CSUF News Service
'Culture of Science' Advocate Wins Teaching Award
May 12, 2017
Merri Lynn Casem’s mother was a teacher, as were her aunts. There was “no way” the alumna was ever going to be a teacher. But as an undergraduate student, Eugene Jones, professor emeritus of biological science, suggested she help out with a course she had taken previously.
“And I caught the teaching bug. It was every experience I had here as a student at Cal State Fullerton that turned me into a Ph.D., a faculty member… and I’ve always made a promise to myself to give back to the campus the way it gave to me,” she says.
On May 11, the professor of biological science and director of Non-majors Biology Education received the Carol Barnes Excellence in Teaching Award, which honors faculty members who demonstrate academic rigor in teaching consistent with the University's mission and that of the California State University.
High marks from students and peers alike, says Sean Walker, chair and professor of biological science, “reflect her commitment to providing a high-quality learning experience for every student and the intentionality with which she designs activities, exams, syllabi, courses and curriculum.”
“Although Merri Lynn receives excellent evaluations from students and peers, she persistently strives to improve her teaching, help students learn, and provides excellent mentorship to students and faculty.”
A key player in the Chancellor’s Office course redesign efforts for introductory courses, Casem also has supported two major curriculum redesign efforts within her department, and has twice received funding from the National Science Foundation Course, Curriculum and Laboratory Improvement Program.

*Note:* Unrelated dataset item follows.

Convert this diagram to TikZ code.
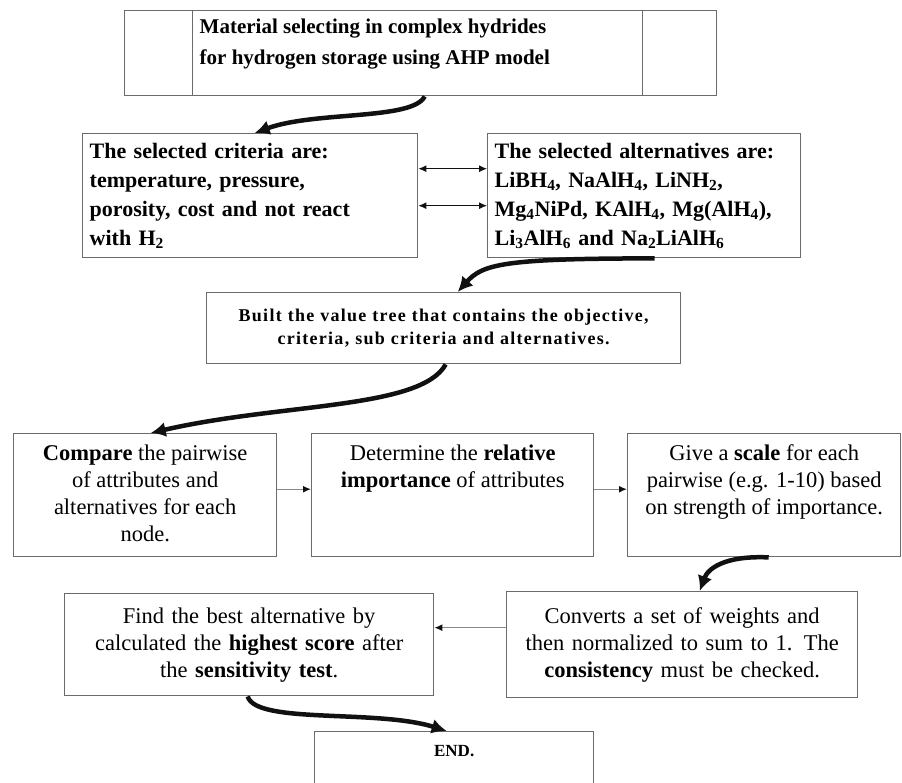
\documentclass[tikz,border=0pt]{standalone}
\usepackage{fontspec}
\setmainfont{Liberation Serif}
\usetikzlibrary{arrows.meta}
\definecolor{Edge}{HTML}{6B6B6B}
\definecolor{Link}{HTML}{8A8A8A}
\definecolor{Ink}{HTML}{111111}
\newcommand{\cellbody}[3]{\parbox[c][#1][t]{#2}{#3}}
\tikzset{
  card/.style={draw=Edge,fill=white,line width=1.4pt,anchor=north west,inner xsep=7pt,inner ysep=0pt},
  headtext/.style={font=\fontsize{21}{31}\selectfont\bfseries},
  listtext/.style={font=\fontsize{22}{29}\selectfont\bfseries,align=left},
  treetext/.style={font=\fontsize{18}{23}\selectfont\bfseries\addfontfeature{LetterSpace=7},align=center},
  steptext/.style={font=\fontsize{22.5}{27}\selectfont,align=center},
  curvearrow/.style={-{Latex[length=15pt,width=15pt]},draw=Ink,line width=4.5pt},
  sidearrow/.style={-{Latex[length=8pt,width=7pt,color=Ink]},draw=Link,line width=1.4pt},
  twoway/.style={{Latex[length=8pt,width=7pt]}-{Latex[length=8pt,width=7pt]},draw=Ink,line width=1pt}
}
\begin{document}
\begin{tikzpicture}[x=1pt,y=-1pt]
  \fill[white] (0,0) rectangle (902,783);
  \useasboundingbox (0,0) rectangle (902,783);
  % goal
  \node[card,minimum width=68pt,minimum height=85pt] (goalleft) at (124,10) {};
  \node[card,headtext,minimum width=450pt,minimum height=85pt,inner ysep=8pt] (goal) at (192,10)
    {\cellbody{69pt}{436pt}{\raggedright Material selecting in complex hydrides\\ for hydrogen storage using AHP model}};
  \node[card,minimum width=74pt,minimum height=85pt] (goalright) at (642,10) {};
  % criteria and alternatives
  \node[card,listtext,minimum width=335pt,minimum height=124pt,text width=321pt] (criteria) at (82,133)
    {The selected criteria are:\\ temperature, pressure,\\ porosity, cost and not react\\ with H\textsubscript{2}};
  \node[card,listtext,minimum width=313pt,minimum height=124pt,text width=299pt] (alternatives) at (487,133)
    {The selected alternatives are:\\
     LiBH\textsubscript{4}, NaAlH\textsubscript{4}, LiNH\textsubscript{2},\\
     Mg\textsubscript{4}NiPd, KAlH\textsubscript{4}, Mg(AlH\textsubscript{4}),\\
     Li\textsubscript{3}AlH\textsubscript{6} and Na\textsubscript{2}LiAlH\textsubscript{6}};
  \draw[twoway] ([yshift=27pt]criteria.east) -- ([yshift=27pt]alternatives.west);
  \draw[twoway] ([yshift=-10pt]criteria.east) -- ([yshift=-10pt]alternatives.west);
  % value tree
  \node[card,treetext,minimum width=474pt,minimum height=71pt,text width=460pt] (valuetree) at (206,292)
    {Built the value tree that contains the objective,\\ criteria, sub criteria and alternatives.};
  % pairwise steps
  \node[card,steptext,minimum width=263pt,minimum height=123pt,inner ysep=11pt] (compare) at (13,433)
    {\cellbody{101pt}{249pt}{\centering\textbf{Compare} the pairwise\\ of attributes and\\ alternatives for each\\ node.}};
  \node[card,steptext,minimum width=282pt,minimum height=123pt,inner ysep=11pt] (importance) at (311,433)
    {\cellbody{101pt}{268pt}{\centering Determine the \textbf{relative}\\ \textbf{importance} of attributes}};
  \node[card,steptext,minimum width=273pt,minimum height=123pt,inner ysep=11pt] (scale) at (627,433)
    {\cellbody{101pt}{259pt}{\centering Give a \textbf{scale} for each\\ pairwise (e.g. 1-10) based\\ on strength of importance.}};
  \draw[sidearrow] ([yshift=6pt]compare.east) -- ([yshift=6pt]importance.west);
  \draw[sidearrow] ([yshift=6pt]importance.east) -- ([yshift=6pt]scale.west);
  % weights and result
  \node[card,steptext,minimum width=351pt,minimum height=106pt,text width=337pt] (normalise) at (506,591)
    {Converts a set of weights and\\ then normalized to sum to 1. The\\ \textbf{consistency} must be checked.};
  \node[card,steptext,minimum width=369pt,minimum height=102pt,text width=355pt] (best) at (64,593)
    {Find the best alternative by\\ calculated the \textbf{highest score} after\\ the \textbf{sensitivity test}.};
  \draw[sidearrow] ([yshift=17pt]normalise.west) -- ([yshift=17pt]best.east);
  \node[card,font=\fontsize{17}{20}\selectfont\bfseries,minimum width=279pt,inner ysep=14pt] (finish) at (314,731)
    {\cellbody{60pt}{265pt}{\centering END.}};
  % flow between stages
  \draw[curvearrow] ([xshift=7pt]goal.south) .. controls +(-12,24) and +(60,-22) .. ([xshift=4.5pt]criteria.north);
  \draw[curvearrow] ([xshift=10.5pt]alternatives.south) .. controls +(-150,0) and +(25,-28) .. ([xshift=14pt]valuetree.north);
  \draw[curvearrow] ([xshift=2pt]valuetree.south) .. controls +(-25,45) and +(130,-30) .. ([xshift=5.5pt]compare.north);
  \draw[curvearrow] ([xshift=4.5pt]scale.south) .. controls +(-45,-2) and +(8,-22) .. ([xshift=17.5pt]normalise.north);
  \draw[curvearrow] ([xshift=-1.5pt]best.south) .. controls +(8,28) and +(-70,-22) .. ([xshift=-7.5pt]finish.north);
\end{tikzpicture}
\end{document}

Casem’s engagement in instructional design conforms to her belief in continually revisiting and improving her courses, which are all student-centered, active-learning environments. The professor instituted Connect, Synthesize, Understand Fridays — CSUFridays — to introduce her students to “the culture of science” through activities based on data derived from scientific literature. She also has developed supplemental resources to reinforce and expand students’ understanding, including workbooks and inquiry-based lab modules.
“She is a mentor to not only her undergraduate students and graduate teaching associates, but also our junior faculty members, many of whom wrote letters of support for her to receive this award,” said Cal State Fullerton President Mildred García. “She is a true Titan who works incredibly hard to ensure that learning is — and always will be — preeminent at Cal State Fullerton.”
Casem’s peer-reviewed, primary research in the field of biology education and curricular innovation has led to her authoring the first of the “Problem Sets in Biology and Biomedical Science” series, as well as her inclusion in “Case Studies in Cell Biology.”
Ellie Herrera ’13, ‘15 (B.S. biological science-cell and developmental biology, M.S. biology) credits Casem for changing her life through her mentorship, research opportunities and encouragement.
“… She embraces current pedagogy literature and teaching styles. She turns the classroom into a safe place to rehearse ideas and grasp complex concepts, rather than a routine lecture covering what was already covered in the text,” says the adjunct professor of biology at Los Angeles Valley College.
Herrera’s collaboration with Casem in arachnid research, one of the award-winner’s main research areas, was chronicled in the Orange County Register in 2014.
“She taught me to never give up on a student who tries because, like me, they may just need a little encouragement to reach higher than they thought they could,” adds Herrera.
“There are teachers who may be as talented an instructor as she is, but I challenge you to find one who will take on the underdog like she does.”
Casem herself had her academic path altered by an inspiring instructor. “I started out as a liberal studies major because I wanted to learn about everything,” she says. “Then I took my Biology 101 course and that instructor, Marvin Rosenberg, was so fascinating and so fabulous that it changed my life. And because of that one instructor, I became a biology major.
“And because of subsequent instructors — Gene Jones, Bob Koch, Charlie Lambert — all of those people changed my life.”
“Merri Lynn’s approach to designing courses and curriculum includes a strong inquiry-based component involving research experiences and an emphasis on scientific literacy and constant assessment to understand how and what students are learning,” says Walker. “We know there are profound positive impacts of exposing lower-division students to authentic research experiences and, prior to the national call for inclusion of authentic research into the biology curriculum, she designed and implemented research-based modules in a first-year biology course.
In a letter supporting Casem for the Barnes Award, Kristy L. Forsgren and Melanie Sacco, assistant and associate professors of biological science, respectively, wrote: “She is a pioneer in our department for transferring the findings of biology education research into the biology classroom and developing her own innovative ideas to reach as many students as possible. Her passion for teaching and mentoring others in this endeavor is an inspiration.”
Casem began teaching at her alma mater in fall 2000 after spending five years as a visiting assistant professor of biology in the joint sciences department at the Claremont Colleges. She holds a Ph.D. in cellular and molecular biology from UC Riverside.